MSF wanted to make this research freely available, particularly for healthcare workers and policy makers in developing countries. We also wanted to strengthen our reputation as a medical organisation, and knew showcasing such a collection of scientific output would help accomplish this goal. Also, due to high staff turnover, a repository was needed to maintain the “institutional memory” of work produced by MSF.
MSF did not have the in-house capacity to create a repository, so we decided a hosted solution was the best choice.
Open Repository was an established company that had experience in setting up this kind of archive. They were recommended at an open access conference in London and their website displayed a number of other repositories that seemed to be similar to what we wanted to have. The staff were also very helpful in answering all of our questions about establishing the repository. Other benefits were that the design of the homepage and search patterns were customisable for our purposes.
From the experience of other institutes, we knew that populating the repository from PubMed would be very easy. A recent new feature of Open Repository to “View Statistics” allows us to see which individual articles are being downloaded, how many and from where, which is a big benefit to us.
The repository administration team encourages MSF authors to publish in open access journals wherever possible. However, due to the wide range of subjects, some articles are published within subscription journals.

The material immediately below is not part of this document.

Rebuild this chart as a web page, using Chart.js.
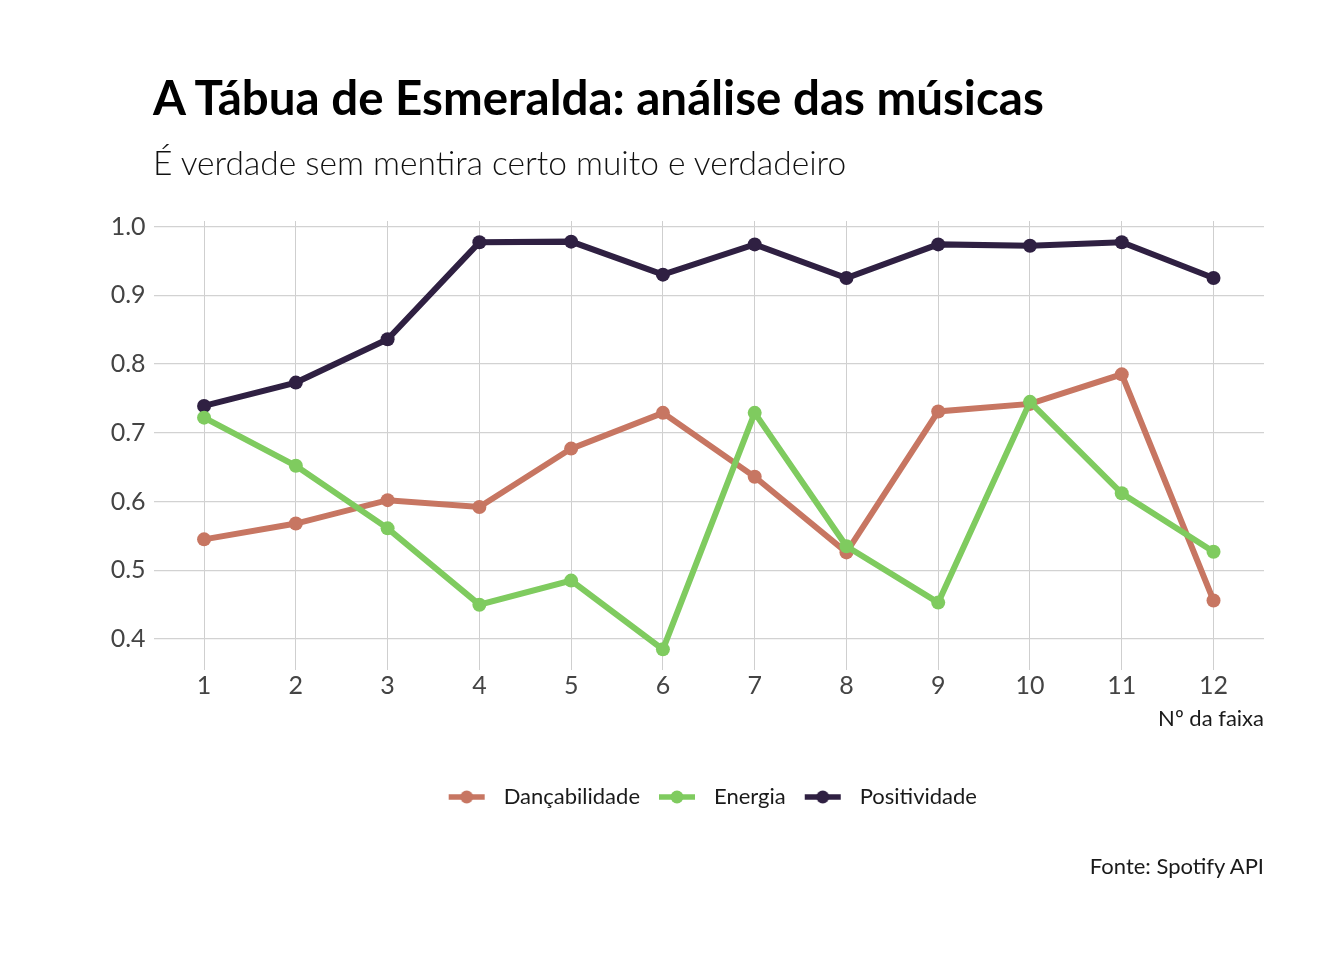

Additional population of the repository has been very easy with requested PubMed feeds implemented for us by Open Repository. At MSF, the process of uploading content is predominantly done by 3 or 4 people who have uploading privileges, as the decision was made to manage the repository centrally. This is because MSF has a number of authors who have only published a few papers and so are not facile with the repository. To ensure recent publications are in our repository, we regularly check with all MSF sections, as well as check PubMed for MSF affiliation.
The MSF repository has been received extremely well, both internally and externally. The medical departments within MSF have all contributed to the repository and the research staff are pleased to see their work showcased in this way.

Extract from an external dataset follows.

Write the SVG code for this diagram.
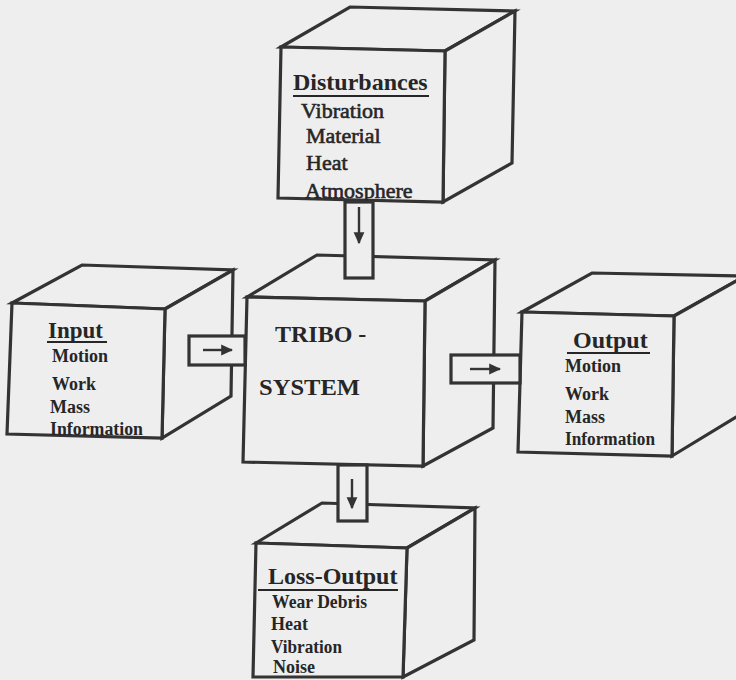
<svg xmlns="http://www.w3.org/2000/svg" width="736" height="680" viewBox="0 0 736 680">
<style>
.face{fill:#eeeeee;stroke:#333;stroke-width:3.2;stroke-linejoin:miter}
.conn{fill:#eeeeee;stroke:#333;stroke-width:3.2}
.arr{stroke:#333;stroke-width:2.4;fill:none}
.t{font-family:"Liberation Serif","Times New Roman",serif;fill:#262626}
.big{font-weight:bold;font-size:24px}
.li{font-weight:bold;font-size:18px}
.lr{font-size:22px;stroke:#262626;stroke-width:0.6}
.ul{stroke:#262626;stroke-width:2}
</style>
<defs>
<marker id="ah" viewBox="0 0 10 10" refX="9" refY="5" markerWidth="5" markerHeight="5" orient="auto" markerUnits="strokeWidth">
<path d="M0,0.5 L10,5 L0,9.5 z" fill="#333"/>
</marker>
</defs>
<rect width="736" height="680" fill="#eeeeee"/>

<g id="disturbances">
<polygon class="face" points="281,47 350,7 515,11 445,51"/>
<polygon class="face" points="445,51 515,11 512,163 443,202"/>
<polygon class="face" points="281,47 445,51 443,202 278,198"/>
<text class="t" x="293" y="90" font-weight="bold" font-size="24">Disturbances</text>
<line class="ul" x1="293" y1="96" x2="429" y2="96"/>
<text class="t lr" x="301" y="118">Vibration</text>
<text class="t lr" x="306" y="143">Material</text>
<text class="t lr" x="306" y="170">Heat</text>
<text class="t lr" x="305" y="198">Atmosphere</text>
</g>

<g id="input">
<polygon class="face" points="12,303 82,265 233,270 165,309"/>
<polygon class="face" points="165,309 233,270 231,396 162,438"/>
<polygon class="face" points="12,303 165,309 162,438 7,434"/>
<text class="t" x="48" y="338" font-weight="bold" font-size="23">Input</text>
<line class="ul" x1="47" y1="342" x2="107" y2="342"/>
<text class="t li" x="52" y="362">Motion</text>
<text class="t li" x="52" y="390">Work</text>
<text class="t li" x="50" y="413">Mass</text>
<text class="t li" x="50" y="435" textLength="93" lengthAdjust="spacingAndGlyphs">Information</text>
</g>

<g id="loss-output">
<polygon class="face" points="256,543 322,503 475,508 407,548"/>
<polygon class="face" points="407,548 475,508 474,640 403,677"/>
<polygon class="face" points="256,543 407,548 403,677 253,677"/>
<text class="t" x="268" y="584" font-weight="bold" font-size="24">Loss-Output</text>
<line class="ul" x1="258" y1="590" x2="398" y2="590"/>
<text class="t li" x="272" y="608" textLength="95" lengthAdjust="spacingAndGlyphs">Wear Debris</text>
<text class="t li" x="271" y="630">Heat</text>
<text class="t li" x="271" y="653" textLength="71" lengthAdjust="spacingAndGlyphs">Vibration</text>
<text class="t li" x="273" y="673">Noise</text>
</g>

<g id="output">
<polygon class="face" points="522,312 592,273 745,276 674,316"/>
<polygon class="face" points="674,316 745,276 743,413 672,456"/>
<polygon class="face" points="522,312 674,316 672,456 518,452"/>
<text class="t" x="573" y="348" font-weight="bold" font-size="24">Output</text>
<line class="ul" x1="567" y1="353" x2="650" y2="353"/>
<text class="t li" x="565" y="372">Motion</text>
<text class="t li" x="565" y="400">Work</text>
<text class="t li" x="565" y="423">Mass</text>
<text class="t li" x="565" y="445" textLength="90" lengthAdjust="spacingAndGlyphs">Information</text>
</g>

<g id="tribo-system">
<polygon class="face" points="247,297 317,255 495,260 425,301"/>
<polygon class="face" points="425,301 495,260 493,428 423,466"/>
<polygon class="face" points="247,297 425,301 423,466 243,462"/>
<text class="t big" x="275" y="342">TRIBO -</text>
<text class="t big" x="259" y="395" textLength="101" lengthAdjust="spacingAndGlyphs">SYSTEM</text>
</g>

<g id="connectors">
<rect class="conn" x="345" y="202" width="28" height="76"/>
<line class="arr" x1="359" y1="207" x2="359" y2="243" marker-end="url(#ah)"/>
<rect class="conn" x="189" y="336" width="56" height="29"/>
<line class="arr" x1="203" y1="350" x2="232" y2="350" marker-end="url(#ah)"/>
<rect class="conn" x="451" y="355" width="69" height="28"/>
<line class="arr" x1="470" y1="369" x2="500" y2="369" marker-end="url(#ah)"/>
<rect class="conn" x="338" y="465" width="29" height="56"/>
<line class="arr" x1="352" y1="479" x2="352" y2="508" marker-end="url(#ah)"/>
</g>
</svg>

Outside organisations have also made favourable comments, predominantly surprised at MSF’s considerable output given we are an organisation not known for research. Most importantly, it has made MSF research and experience available to health workers and policy makers in developing countries free of charge. The success of this is reflected in the “View Statistics” box which shows an average of an impressive 5,000 downloads in the last 6 months, with many from developing countries in Africa, Asia and South America.
We hope to make it more interactive for the epidemiologists and researchers within MSF. There are plans to have a specific chat/sharing section for them alongside the repository.